▸ **Problem statement**
Check each line of the material below for "with", then copy the ones that contain it.

▸ **Supplied material**
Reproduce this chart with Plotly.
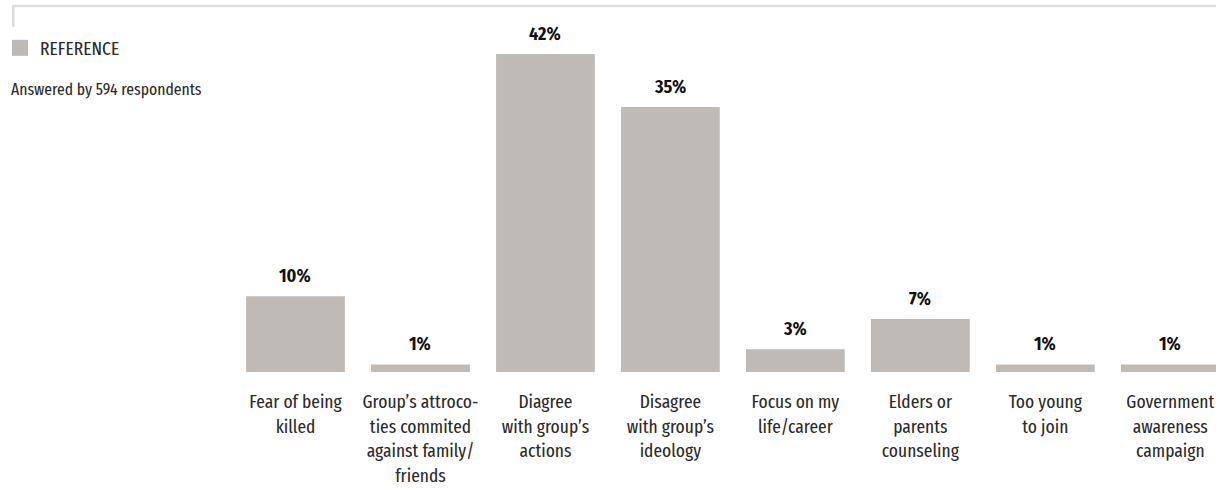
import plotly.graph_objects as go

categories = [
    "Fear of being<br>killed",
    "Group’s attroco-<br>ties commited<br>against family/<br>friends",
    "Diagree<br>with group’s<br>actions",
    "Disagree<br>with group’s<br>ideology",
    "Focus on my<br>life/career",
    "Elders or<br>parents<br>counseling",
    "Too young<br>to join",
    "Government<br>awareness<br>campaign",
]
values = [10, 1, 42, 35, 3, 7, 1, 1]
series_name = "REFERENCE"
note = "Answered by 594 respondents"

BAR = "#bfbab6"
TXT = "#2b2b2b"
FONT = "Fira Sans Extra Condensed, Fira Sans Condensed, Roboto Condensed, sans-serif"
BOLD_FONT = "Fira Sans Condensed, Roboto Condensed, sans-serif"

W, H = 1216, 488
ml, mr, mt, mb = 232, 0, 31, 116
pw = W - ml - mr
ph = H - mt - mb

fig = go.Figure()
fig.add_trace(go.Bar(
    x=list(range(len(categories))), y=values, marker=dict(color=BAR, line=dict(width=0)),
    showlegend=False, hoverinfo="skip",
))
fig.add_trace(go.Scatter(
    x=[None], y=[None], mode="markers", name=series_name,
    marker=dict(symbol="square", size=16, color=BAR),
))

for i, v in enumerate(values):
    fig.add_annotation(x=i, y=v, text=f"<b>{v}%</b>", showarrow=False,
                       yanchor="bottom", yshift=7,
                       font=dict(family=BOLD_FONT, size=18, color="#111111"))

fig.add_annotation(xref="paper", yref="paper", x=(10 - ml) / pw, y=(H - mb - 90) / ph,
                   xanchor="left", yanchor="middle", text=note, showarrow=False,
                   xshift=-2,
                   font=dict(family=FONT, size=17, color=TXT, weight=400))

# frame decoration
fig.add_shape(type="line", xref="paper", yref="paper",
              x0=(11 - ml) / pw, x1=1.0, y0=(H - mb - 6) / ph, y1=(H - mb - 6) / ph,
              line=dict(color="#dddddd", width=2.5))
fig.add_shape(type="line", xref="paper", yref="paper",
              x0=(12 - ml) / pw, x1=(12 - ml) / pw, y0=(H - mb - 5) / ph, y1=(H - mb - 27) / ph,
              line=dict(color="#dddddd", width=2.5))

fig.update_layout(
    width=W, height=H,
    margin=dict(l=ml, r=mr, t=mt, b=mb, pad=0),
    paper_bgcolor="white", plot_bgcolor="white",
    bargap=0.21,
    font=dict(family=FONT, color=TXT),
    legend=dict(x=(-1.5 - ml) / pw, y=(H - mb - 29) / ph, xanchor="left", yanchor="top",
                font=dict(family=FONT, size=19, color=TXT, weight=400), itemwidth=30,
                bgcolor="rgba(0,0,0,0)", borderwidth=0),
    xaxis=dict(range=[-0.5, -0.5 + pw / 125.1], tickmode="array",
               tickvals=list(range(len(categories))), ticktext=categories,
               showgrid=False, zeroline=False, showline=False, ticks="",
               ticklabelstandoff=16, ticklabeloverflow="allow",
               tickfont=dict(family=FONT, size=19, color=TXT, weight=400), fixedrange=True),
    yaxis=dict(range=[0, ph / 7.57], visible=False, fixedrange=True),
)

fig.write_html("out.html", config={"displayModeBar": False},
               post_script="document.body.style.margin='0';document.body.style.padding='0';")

▸ **Solution for this task**
Reproduce this chart with Plotly.
    "Diagree<br>with group’s<br>actions",
    "Disagree<br>with group’s<br>ideology",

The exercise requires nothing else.